**Raw data**
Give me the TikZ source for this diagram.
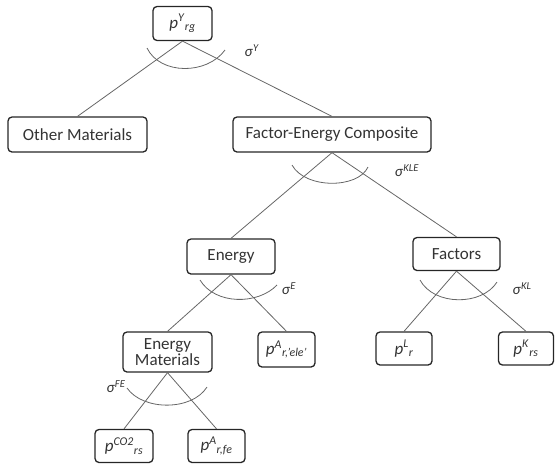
\documentclass[tikz,border=0pt]{standalone}
\usepackage{fontspec}
\setmainfont{Carlito}
% price variable: italic p with superscript and trailing subscript
\newcommand\pvar[2]{\textit{p}\textsuperscript{\textit{#1}}\textsubscript{\textit{#2}}}
% substitution elasticity label
\newcommand\elas[1]{\textit{σ}\textsuperscript{\textit{#1}}}
\begin{document}
\begin{tikzpicture}[x=1pt,y=-1pt,
  box/.style={draw=black!85, line width=1.3pt, rounded corners=4pt, inner sep=0pt,
              align=center, text=black!80, font=\fontsize{17}{17}\selectfont},
  link/.style={draw=black!60, line width=0.8pt},
  nest/.style={draw=black!60, line width=0.8pt},
  sig/.style={font=\fontsize{15}{15}\selectfont, text=black!80, inner sep=0pt}]
\useasboundingbox (0,0) rectangle (556,464);

% nodes of the nesting tree
\node[box, minimum width=59pt, minimum height=34pt] (top) at (182.5,23.5) {\pvar{Y}{rg}};
\node[box, minimum width=139pt, minimum height=35pt] (other) at (77.5,134.5) {Other Materials};
\node[box, minimum width=198pt, minimum height=35pt] (fec) at (332,134.5) {Factor-Energy Composite};
\node[box, minimum width=88pt, minimum height=35pt] (energy) at (231,256.5) {Energy};
\node[box, minimum width=87pt, minimum height=33pt] (factors) at (456.5,254) {Factors};
\node[box, minimum width=89pt, minimum height=40pt] (em) at (167.5,352) {Energy\\[-1pt]Materials};
\node[box, minimum width=57pt, minimum height=35pt] (pele) at (286.5,349.5) {\pvar{A}{r,'ele'}};
\node[box, minimum width=56pt, minimum height=33pt] (pl) at (404,348.5) {\pvar{L}{r}};
\node[box, minimum width=55pt, minimum height=33pt] (pk) at (526,348.5) {\pvar{K}{rs}};
\node[box, minimum width=58pt, minimum height=33pt] (pco) at (124,446) {\pvar{CO2}{rs}};
\node[box, minimum width=57pt, minimum height=33pt] (pfe) at (216.5,446) {\pvar{A}{r,fe}};

% branches
\draw[link] (top.south) -- (other.north);
\draw[link] (top.south) -- (fec.north);
\draw[link] (fec.south) -- (energy.north);
\draw[link] (fec.south) -- (factors.north);
\draw[link] (energy.south) -- (em.north);
\draw[link] (energy.south) -- (pele.north);
\draw[link] (factors.south) -- (pl.north);
\draw[link] (factors.south) -- (pk.north);
\draw[link] (em.south) -- (pco.north);
\draw[link] (em.south) -- (pfe.north);

% elasticity arcs
\draw[nest] (147,48) .. controls (160,75) and (207,75) .. (225,50);
\draw[nest] (292,165) .. controls (305,189) and (358,189) .. (368,167);
\draw[nest] (200,280) .. controls (215,305) and (258,305) .. (277,285);
\draw[nest] (420,280) .. controls (434,306) and (482,306) .. (497,282);
\draw[nest] (127,388) .. controls (143,411) and (192,411) .. (207,387);

% elasticity labels
\node[sig] (sy) at (252,51) {\elas{Y}};
\node[sig] (skle) at (407,171) {\elas{KLE}};
\node[sig] (se) at (289,289) {\elas{E}};
\node[sig] (skl) at (522,289) {\elas{KL}};
\node[sig] (sfe) at (116,387) {\elas{FE}};
\end{tikzpicture}
\end{document}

**Exercise goal**
Take the listing and print it again exactly, but without any pictures.

**Response to the exercise**
Give me the TikZ source for this diagram.
\documentclass[tikz,border=0pt]{standalone}
\usepackage{fontspec}
\setmainfont{Carlito}
% price variable: italic p with superscript and trailing subscript
\newcommand\pvar[2]{\textit{p}\textsuperscript{\textit{#1}}\textsubscript{\textit{#2}}}
% substitution elasticity label
\newcommand\elas[1]{\textit{σ}\textsuperscript{\textit{#1}}}
\begin{document}
\begin{tikzpicture}[x=1pt,y=-1pt,
  box/.style={draw=black!85, line width=1.3pt, rounded corners=4pt, inner sep=0pt,
              align=center, text=black!80, font=\fontsize{17}{17}\selectfont},
  link/.style={draw=black!60, line width=0.8pt},
  nest/.style={draw=black!60, line width=0.8pt},
  sig/.style={font=\fontsize{15}{15}\selectfont, text=black!80, inner sep=0pt}]
\useasboundingbox (0,0) rectangle (556,464);

% nodes of the nesting tree
\node[box, minimum width=59pt, minimum height=34pt] (top) at (182.5,23.5) {\pvar{Y}{rg}};
\node[box, minimum width=139pt, minimum height=35pt] (other) at (77.5,134.5) {Other Materials};
\node[box, minimum width=198pt, minimum height=35pt] (fec) at (332,134.5) {Factor-Energy Composite};
\node[box, minimum width=88pt, minimum height=35pt] (energy) at (231,256.5) {Energy};
\node[box, minimum width=87pt, minimum height=33pt] (factors) at (456.5,254) {Factors};
\node[box, minimum width=89pt, minimum height=40pt] (em) at (167.5,352) {Energy\\[-1pt]Materials};
\node[box, minimum width=57pt, minimum height=35pt] (pele) at (286.5,349.5) {\pvar{A}{r,'ele'}};
\node[box, minimum width=56pt, minimum height=33pt] (pl) at (404,348.5) {\pvar{L}{r}};
\node[box, minimum width=55pt, minimum height=33pt] (pk) at (526,348.5) {\pvar{K}{rs}};
\node[box, minimum width=58pt, minimum height=33pt] (pco) at (124,446) {\pvar{CO2}{rs}};
\node[box, minimum width=57pt, minimum height=33pt] (pfe) at (216.5,446) {\pvar{A}{r,fe}};

% branches
\draw[link] (top.south) -- (other.north);
\draw[link] (top.south) -- (fec.north);
\draw[link] (fec.south) -- (energy.north);
\draw[link] (fec.south) -- (factors.north);
\draw[link] (energy.south) -- (em.north);
\draw[link] (energy.south) -- (pele.north);
\draw[link] (factors.south) -- (pl.north);
\draw[link] (factors.south) -- (pk.north);
\draw[link] (em.south) -- (pco.north);
\draw[link] (em.south) -- (pfe.north);

% elasticity arcs
\draw[nest] (147,48) .. controls (160,75) and (207,75) .. (225,50);
\draw[nest] (292,165) .. controls (305,189) and (358,189) .. (368,167);
\draw[nest] (200,280) .. controls (215,305) and (258,305) .. (277,285);
\draw[nest] (420,280) .. controls (434,306) and (482,306) .. (497,282);
\draw[nest] (127,388) .. controls (143,411) and (192,411) .. (207,387);

% elasticity labels
\node[sig] (sy) at (252,51) {\elas{Y}};
\node[sig] (skle) at (407,171) {\elas{KLE}};
\node[sig] (se) at (289,289) {\elas{E}};
\node[sig] (skl) at (522,289) {\elas{KL}};
\node[sig] (sfe) at (116,387) {\elas{FE}};
\end{tikzpicture}
\end{document}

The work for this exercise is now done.